Este sábado 21 de junio se ordenan siete de nuestros hermanos: un sacerdote y seis diáconos. Pensando en ellos y en la tarea a la que están llamados, vuelven a mi mente ciertas páginas del Evangelio.
Las que muestran a Jesús rodeado de gente. Son muchas. Mateo habla de grandes multitudes que desde el inicio de su predicación comienzan a seguirle desde Galilea, Decápolis, Jerusalén, Judea, y desde el otro lado del Jordán. Rápidamente, confirma Lucas, su fama se difundió por toda la región. Muchísimas personas quedaron impactadas por sus enseñanzas. Jesús explicaba las Escrituras de un modo distinto, sus respuestas siempre iban al corazón de las cuestiones que se planteaban. Por eso todos le hacían grandes alabanzas y el gentío se agolpaba a su alrededor para escucharle.
Muchos también buscaban a Jesús por las curaciones que hacía. Al enterarse, la gente se acercaba a él, relata Marcos. Le llevaban a enfermos o los sacaban a las puertas de sus casas y de sus lechos, esperando a que Jesús pasara. Los que eran curados difundían la noticia y aquello atraía a otros. Llegado a un cierto punto la gente era tan numerosa que se hacía difícil llegar hasta él. Algunos buscaban entonces el contacto físico usando el engaño y la fuerza. Se le echaban encima para poder tocarlo, cuenta Marcos, porque de él manaba una fuerza que sanaba a todos, añade Lucas.
Las jornadas de Jesús solían estar completamente ocupadas por las peticiones de la gente. Le presionaban para obtener cualquier cosa: unos le esperaban con paciencia, otros se valían de su posición social, otros se ponían en contacto con alguno de los apóstoles. Por dos veces, Marcos anota que la multitud impedía a Jesús y a sus discípulos comer en paz.

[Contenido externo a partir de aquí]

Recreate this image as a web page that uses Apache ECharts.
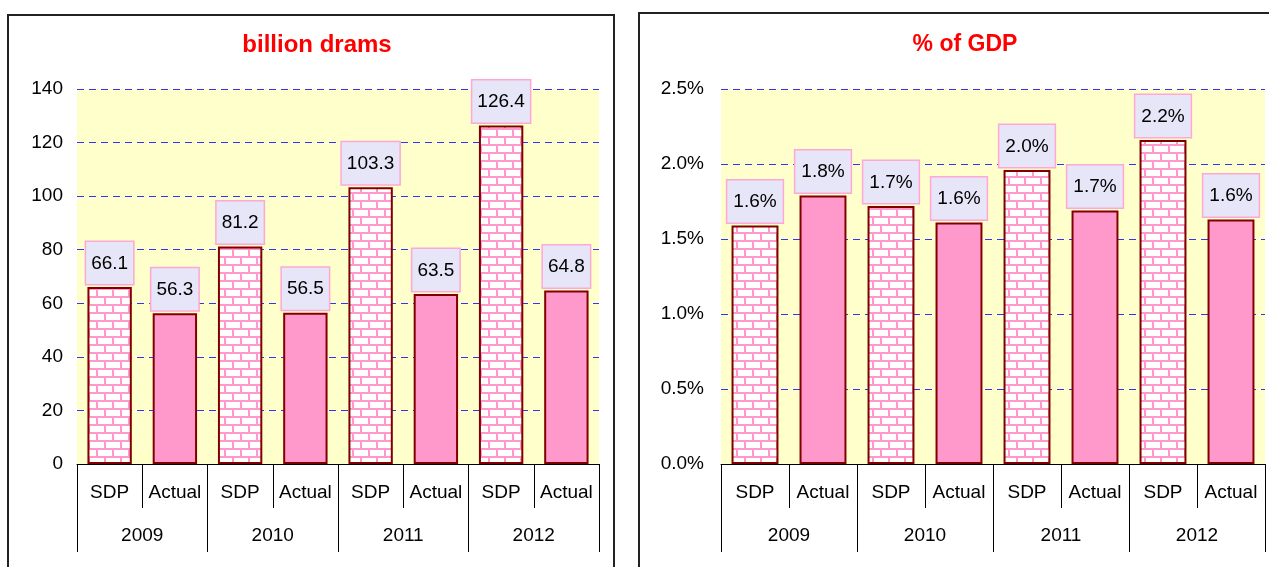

Y así podríamos seguir largo y tendido. Estos relatos nos atraen. Cada vez que los releo me pregunto por qué no me canso de contemplar a Jesús mientras se dedicaba a estas cosas. Tal vez la respuesta sea sencilla. En ellas hay algo que vivimos también nosotros: la necesidad de ver, de escuchar y de tocar a Cristo. Esto es precisamente lo que me hace pensar en nuestros siete hermanos en vísperas de su ordenación: la misma necesidad que atraía entonces a las multitudes hacia Jesús es la que mueve hoy a los hombres a buscar a los sacerdotes. Buscan a alguien que les conduzca hacia Cristo, que les ponga en contacto con esa energía buena que nace de él. También nosotros necesitamos ser sanados y perdonados, y escuchar su palabra.
La ceremonia de las ordenaciones sacerdotales siempre es la experiencia de una gran fiesta. La comunidad cristiana exulta cuando Dios le dona a estos hombres, a los que convierte en cauces de su gracia. El sacerdote es Cristo entre la gente de hoy. Es enviado para escuchar a todos, para corregir, para enseñar la verdad que hace libres, para interceder. Custodia y administra el poder con que Cristo libera a los hombres del mal y les perdona sus pecados. Tiene la tarea de hacerlo presente en la Eucaristía, de modo que la gente pueda volver a verlo, a tocarlo, a vivir en comunión con él.